(Exercise aim):
Copy each line below that contains "React".
-- -- --
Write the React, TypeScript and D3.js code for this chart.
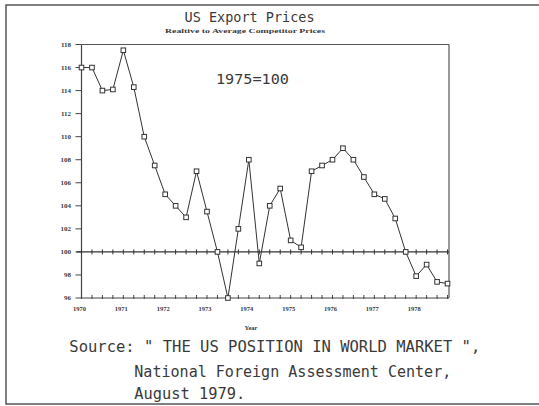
import React from "react";
import * as d3 from "d3";

const quarters: number[] = [
  1970, 1970.25, 1970.5, 1970.75, 1971, 1971.25, 1971.5, 1971.75,
  1972, 1972.25, 1972.5, 1972.75, 1973, 1973.25, 1973.5, 1973.75,
  1974, 1974.25, 1974.5, 1974.75, 1975, 1975.25, 1975.5, 1975.75,
  1976, 1976.25, 1976.5, 1976.75, 1977, 1977.25, 1977.5, 1977.75,
  1978, 1978.25, 1978.5, 1978.75,
];
const prices: number[] = [
  116, 116, 114, 114.1, 117.5, 114.3, 110, 107.5,
  105, 104, 103, 107, 103.5, 100, 96, 102,
  108, 99, 104, 105.5, 101, 100.4, 107, 107.5,
  108, 109, 108, 106.5, 105, 104.6, 102.9, 100,
  97.9, 98.9, 97.4, 97.25,
];
const yTicks: number[] = [96, 98, 100, 102, 104, 106, 108, 110, 112, 114, 116, 118];
const yearLabels: string[] = ["1970", "1971", "1972", "1973", "1974", "1975", "1976", "1977", "1978"];

const title = "US Export Prices";
const subtitle = "Realtive to Average Competitor Prices";
const baseNote = "1975=100";
const xTitle = "Year";
const sourceLines: string[] = [
  "Source: \" THE US POSITION IN WORLD MARKET \",",
  "National Foreign Assessment Center,",
  "August 1979.",
];

export default function App() {
  const W = 539, H = 406;
  const left = 81.5, right = 449, top = 44.5, bottom = 298;
  const x = d3.scaleLinear().domain([1970, 1978.785]).range([left, right]);
  const y = d3.scaleLinear().domain([96, 118]).range([bottom, top]);
  const line = d3.line<number>()
    .x((_, i) => x(quarters[i]))
    .y((d) => y(d));
  const ink = "#3a3a3a";
  const monoFont = "'DejaVu Sans Mono', monospace";
  const serifFont = "'Liberation Serif', 'DejaVu Serif', serif";
  const quarterTicks = d3.range(0, 36).map((i) => 1970 + i * 0.25);

  return (
    <svg width={W} height={H} style={{ position: "absolute", left: 0, top: 0, background: "#fff" }}>
      {/* outer frame */}
      <rect x={6} y={5} width={W + 10} height={399} fill="none" stroke="#555" strokeWidth={1.5} />

      {/* titles */}
      <text x={184.6} y={22} fontFamily={monoFont} fontSize={13.5} fill={ink} textLength={130} lengthAdjust="spacingAndGlyphs">{title}</text>
      <text x={165} y={32.5} fontFamily={serifFont} fontWeight="bold" fontSize={7} fill={ink} textLength={160} lengthAdjust="spacingAndGlyphs">{subtitle}</text>
      <text x={216} y={84} fontFamily={monoFont} fontSize={14.6} fill={ink} textLength={73} lengthAdjust="spacingAndGlyphs">{baseNote}</text>

      {/* plot frame */}
      <line x1={left} x2={right} y1={top} y2={top} stroke="#555" strokeWidth={1.2} />
      <line x1={right} x2={right} y1={top} y2={bottom} stroke="#555" strokeWidth={1.2} />
      <line x1={left} x2={left} y1={top} y2={bottom} stroke="#444" strokeWidth={1.2} />
      <line x1={left} x2={right} y1={bottom} y2={bottom} stroke="#444" strokeWidth={1.2} />

      {/* y ticks */}
      {yTicks.map((t) => (
        <g key={t}>
          <line x1={left - 6} x2={left} y1={y(t)} y2={y(t)} stroke="#444" strokeWidth={1} />
          <text x={71} y={y(t)} dy="0.33em" textAnchor="end" fontFamily={serifFont} fontWeight="bold" fontSize={7} fill={ink}>{t}</text>
        </g>
      ))}

      {/* reference line at 100 with quarter ticks */}
      <line x1={left - 5} x2={right} y1={y(100)} y2={y(100)} stroke="#333" strokeWidth={1.2} />
      {quarterTicks.map((q, i) => (
        <g key={i}>
          <line x1={x(q)} x2={x(q)} y1={y(100) - 2.5} y2={y(100) + 2.5} stroke="#333" strokeWidth={1} />
          <line x1={x(q)} x2={x(q)} y1={bottom - 3} y2={bottom + 1} stroke="#444" strokeWidth={1} />
        </g>
      ))}

      {/* x labels */}
      {yearLabels.map((lab) => (
        <text key={lab} x={x(+lab) - 2} y={310.5} textAnchor="middle" fontFamily={serifFont} fontWeight="bold" fontSize={6.5} fill={ink}>{lab}</text>
      ))}
      <text x={251} y={329.5} textAnchor="middle" fontFamily={serifFont} fontWeight="bold" fontSize={6.5} fill={ink}>{xTitle}</text>

      {/* data line */}
      <path d={line(prices) || ""} fill="none" stroke="#333" strokeWidth={1} />
      {prices.map((v, i) => (
        <rect key={i} x={x(quarters[i]) - 2.3} y={y(v) - 2.3} width={4.6} height={4.6} fill="#fff" stroke="#333" strokeWidth={1} />
      ))}

      {/* source */}
      <text x={69.3} y={352.3} fontFamily={monoFont} fontSize={15} fill={ink} textLength={411} lengthAdjust="spacingAndGlyphs">{sourceLines[0]}</text>
      <text x={134.3} y={376.7} fontFamily={monoFont} fontSize={15} fill={ink} textLength={317} lengthAdjust="spacingAndGlyphs">{sourceLines[1]}</text>
      <text x={134.3} y={399} fontFamily={monoFont} fontSize={15} fill={ink} textLength={111} lengthAdjust="spacingAndGlyphs">{sourceLines[2]}</text>
    </svg>
  );
}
-- -- --
(Solution to this exercise):
Write the React, TypeScript and D3.js code for this chart.
import React from "react";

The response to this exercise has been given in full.